In most cases losing the automatic stay would make filing bankruptcy case ineffective.

A Prior Bankruptcy within 1 Year

If within the one-year period before the filing date of the new case you were in a prior bankruptcy case which was then “dismissed” (thrown out and/or closed before completion) the automatic stay could terminate in your new case. The automatic stay would go into effect as usual at the filing of your new case, but would terminate 30 days later unless you and your attorney persuaded the bankruptcy judge that your new case was filed “in good faith,” not as an abuse of the system.  If successful, the automatic stay would be extended and remain in effect throughout the life of the case.

More than One Prior Bankruptcy within 1 Year

If within the one-year period before the filing date of the new case you were in more than one prior bankruptcy case, which were “dismissed,” your new case would begin without the automatic stay. But then the automatic stay would go into effect if within 30 days after filing you and your attorney persuaded the bankruptcy judge that your new case was filed “in good faith,” not as an abuse of the system. If successful, the automatic stay would be imposed and generally remain in effect throughout the remaining life of the case.

Prior Bankruptcy without Your Knowledge

This loss of the automatic stay is only a concern if you had a pending bankruptcy case which was dismissed during that 1-year period before the filing of your new case. If you are certain there was no such prior case, don’t worry about this.

However, before you conclude that you have not filed a bankruptcy case within the last year, think about it again carefully.  It happens way more than you think that a bankruptcy is filed for somebody and get dismissed without the person understanding what happened or remembering it a year later.

This usually happens one of two ways. First, a person files a bankruptcy without an attorney, for whatever reason does not follow through with additional documents or by attending a hearing, and so the court dismisses the case. Second, a person hires an attorney, signs some papers, and the case gets filed by the attorney, without the person fully understanding because of some miscommunication, and then the case gets dismissed for lack of follow-up. In either situation many months later the person either doesn’t know or has forgotten that a case got filed on his or her behalf and got dismissed.

Both these situations happen more with married couples, especially if one spouse is less involved in their finances, they don’t communicate well, and/or are considering divorce.
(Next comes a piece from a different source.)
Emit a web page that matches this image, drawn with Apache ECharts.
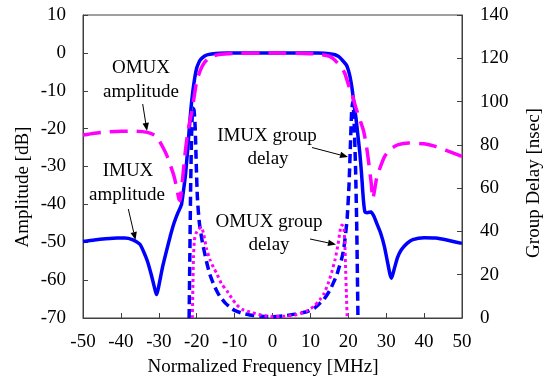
<!DOCTYPE html>
<html><head><meta charset="utf-8">
<script src="https://cdn.jsdelivr.net/npm/echarts@6/dist/echarts.min.js"></script>
<style>html,body{margin:0;padding:0;background:#fff}#c{width:550px;height:381px}</style>
</head><body><div id="c"></div>
<script>
// ---- data ----
const xMin = -50, xMax = 50, xStep = 10;
const ampMin = -70, ampMax = 10, ampStep = 10;
const delayMin = 0, delayMax = 140, delayStep = 20;

const imuxAmpFreq = [-50,-47,-44,-41,-39,-37,-35,-34,-33,-32,-31,-30.6,-30.2,-29.5,-29,-28,-27,-26,-25,-24.4,-24,-23.5,-23,-22.5,-22,-21.5,-21,-20.5,-20,-19.5,-19,-18,-17,-15,-12,-5,0,5,12,15,16.5,17.5,18.5,19.5,20,20.5,21,21.5,22,22.5,23,23.5,24,24.4,25,26,26.7,27.5,28.5,29.5,30.3,31,31.4,32,33,34,35.5,37,40,43,46,50];
const imuxAmpDb   = [-49.8,-49.4,-49.1,-48.9,-48.9,-49.3,-50.5,-52.5,-55,-58.5,-62.5,-63.8,-62.5,-59,-56.5,-52.4,-48.5,-45,-42.3,-41,-40,-36.5,-32.5,-27,-20.5,-14.5,-10,-6.5,-4,-2.7,-1.8,-0.9,-0.45,-0.15,-0.05,0,0,0,-0.05,-0.2,-0.5,-1,-2,-3.2,-4.5,-6.5,-9.5,-13.5,-17,-21.5,-26,-32,-39,-42,-42.2,-42,-43,-45,-47.5,-51,-55,-58.5,-59.5,-57.5,-54,-52,-50.3,-49.3,-48.8,-48.9,-49.4,-50.3];

const omuxAmpFreq = [-50,-47,-44,-40,-36,-33,-31,-30,-29,-28,-27,-26,-25.3,-24.7,-24.4,-24.1,-23.5,-23,-22.5,-22,-21.3,-20.5,-20,-19,-18,-17,-16,-14,-10,0,10,13,15,16,17,18,19,20,21,22,23,24,24.7,25.3,26,26.5,26.8,27.5,28.5,29.5,31,33,36,40,43,46,50];
const omuxAmpDb   = [-21.7,-21.2,-20.9,-20.7,-20.7,-21,-21.8,-23,-24.8,-26.8,-29.5,-32.5,-35.5,-38.5,-39,-37,-31,-26,-22,-19,-15.5,-10.5,-7.5,-4.5,-2.6,-1.5,-0.9,-0.4,-0.15,-0.05,-0.2,-0.5,-0.9,-1.5,-2.5,-3.7,-5.2,-8.3,-11,-14.5,-17.5,-20.5,-24,-28.3,-34,-38.5,-37,-33,-30,-27.5,-25.5,-24.3,-23.8,-24,-24.7,-25.8,-27.3];

const imuxDelayFreq = [-22,-21.8,-21.6,-21.3,-21,-20.7,-20.4,-20.1,-19.8,-19.3,-18.5,-17.4,-16.5,-15.5,-14.7,-13.9,-12.5,-11.2,-10,-8,-6,-3,0,3,6,9,11,12.5,13.5,14.5,15.2,16,16.9,17.5,18.2,18.7,19.1,19.7,20.2,20.6,20.9,21.2,21.5,21.9,22.2,22.4,22.55];
const imuxDelayNs   = [0,30,60,88,97,96,88,70,55,44,35,26,20,15.5,12.5,10,7,5,3.5,2.2,1.4,0.8,0.6,1,1.8,2.9,4.5,6.8,8.5,11,13,16,19.5,23,27,31,36,46,62,82,96,100,92,70,45,20,0];

const omuxDelayFreq = [-21.15,-21,-20.85,-20.6,-20.2,-19.5,-18.8,-18.2,-17.4,-16.5,-15.6,-14.7,-13.5,-12,-10.5,-9.4,-8,-6,-4,-2,0,3,6,9,11,12.5,13.5,14.7,15.6,16.5,17.3,17.8,18.3,18.8,19.1,19.3,19.5,19.7];
const omuxDelayNs   = [0,15,28,36,39,41,42,39,32,27,23.5,20.5,16,12.5,8.5,6,4,2.8,1.8,1,0.6,0.8,1.4,3.2,5.5,8.5,11,16,21,27,34,40,43,42,34,22,11,0];

// ---- chart ----
const zip = (a, b) => a.map((v, i) => [v, b[i]]);
const FONT = '"Liberation Serif", "Times New Roman", serif';
const BLUE = '#0000FF', MAG = '#FF00FF', AX = '#404040';

function arrow(x1, y1, x2, y2) {
  const dx = x2 - x1, dy = y2 - y1, L = Math.hypot(dx, dy);
  const ux = dx / L, uy = dy / L, hl = 8, hw = 3.2;
  const bx = x2 - ux * hl, by = y2 - uy * hl;
  return [
    { type: 'line', shape: { x1, y1, x2: bx, y2: by }, style: { stroke: '#000', lineWidth: 1 }, z: 100 },
    { type: 'polygon', shape: { points: [[x2, y2], [bx - uy * hw, by + ux * hw], [bx + uy * hw, by - ux * hw]] }, style: { fill: '#000' }, z: 100 }
  ];
}
function txt(x, y, s, rot) {
  return { type: 'text', x, y, rotation: rot || 0, z: 100,
    style: { text: s, font: '19px ' + FONT, fill: '#000', align: 'center', verticalAlign: 'middle' } };
}

const chart = echarts.init(document.getElementById('c'), null, { renderer: 'canvas' });
chart.setOption({
  animation: false,
  backgroundColor: '#fff',
  grid: { left: 83, right: 88, top: 15, bottom: 63, show: true, borderColor: AX, borderWidth: 1, containLabel: false },
  xAxis: {
    type: 'value', min: xMin, max: xMax, interval: xStep,
    axisLine: { show: true, onZero: false, lineStyle: { color: AX, width: 1 } },
    axisTick: { show: true, inside: true, length: 5, lineStyle: { color: AX } },
    splitLine: { show: false },
    axisLabel: { color: '#000', fontFamily: FONT, fontSize: 19, margin: 15 }
  },
  yAxis: [
    {
      type: 'value', min: ampMin, max: ampMax, interval: ampStep, position: 'left',
      axisLine: { show: true, onZero: false, lineStyle: { color: AX, width: 1 } },
      axisTick: { show: true, inside: true, length: 5, lineStyle: { color: AX } },
      splitLine: { show: false },
      axisLabel: { color: '#000', fontFamily: FONT, fontSize: 19, margin: 17 }
    },
    {
      type: 'value', min: delayMin, max: delayMax, interval: delayStep, position: 'right',
      axisLine: { show: true, onZero: false, lineStyle: { color: AX, width: 1 } },
      axisTick: { show: true, inside: true, length: 5, lineStyle: { color: AX } },
      splitLine: { show: false },
      axisLabel: { color: '#000', fontFamily: FONT, fontSize: 19, margin: 18 }
    }
  ],
  series: [
    { name: 'IMUX amplitude', type: 'line', yAxisIndex: 0, data: zip(imuxAmpFreq, imuxAmpDb), symbol: 'none', smooth: 0.2,
      lineStyle: { color: BLUE, width: 3.5, type: 'solid' } },
    { name: 'IMUX group delay', type: 'line', yAxisIndex: 1, data: zip(imuxDelayFreq, imuxDelayNs), symbol: 'none', smooth: 0.2,
      lineStyle: { color: BLUE, width: 3.5, type: [9, 5] } },
    { name: 'OMUX amplitude', type: 'line', yAxisIndex: 0, data: zip(omuxAmpFreq, omuxAmpDb), symbol: 'none', smooth: 0.2,
      lineStyle: { color: MAG, width: 3.5, type: [18, 9] } },
    { name: 'OMUX group delay', type: 'line', yAxisIndex: 1, data: zip(omuxDelayFreq, omuxDelayNs), symbol: 'none', smooth: 0.2,
      lineStyle: { color: MAG, width: 3, type: [3, 3] } }
  ],
  graphic: [
    txt(141, 68, 'OMUX'), txt(141, 92, 'amplitude'),
    txt(128, 171, 'IMUX'), txt(127, 195, 'amplitude'),
    txt(267, 136, 'IMUX group'), txt(268, 159, 'delay'),
    txt(269, 222, 'OMUX group'), txt(269, 245, 'delay'),
    txt(263, 367, 'Normalized Frequency [MHz]'),
    txt(23.5, 187, 'Amplitude [dB]', Math.PI / 2),
    txt(534, 183, 'Group Delay [nsec]', Math.PI / 2),
    ...arrow(142.7, 104, 147, 131),
    ...arrow(128.3, 209, 135.5, 240),
    ...arrow(312, 147.5, 348, 157),
    ...arrow(310, 239, 336, 244.5)
  ]
});
</script>
</body></html>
If a joint case was filed on behalf of both spouses, and was then dismissed without one spouse fully aware what happened, and then that spouse tries to file his or her own bankruptcy case within a year, perhaps in the midst of a divorce, he or she may be very surprised to learn about the prior bankruptcy case and the resulting loss of the automatic stay in his or her new case.

Conclusion

So if you are contemplating filing bankruptcy consider very carefully whether there’s any way that within the last year you filed an earlier case, and then tell your attorney about it.  You need legal advice about whether you had a prior case that would you now risk losing the automatic stay in your present case. And if so, your attorney needs to help you establish that you filed your new case in “good faith.”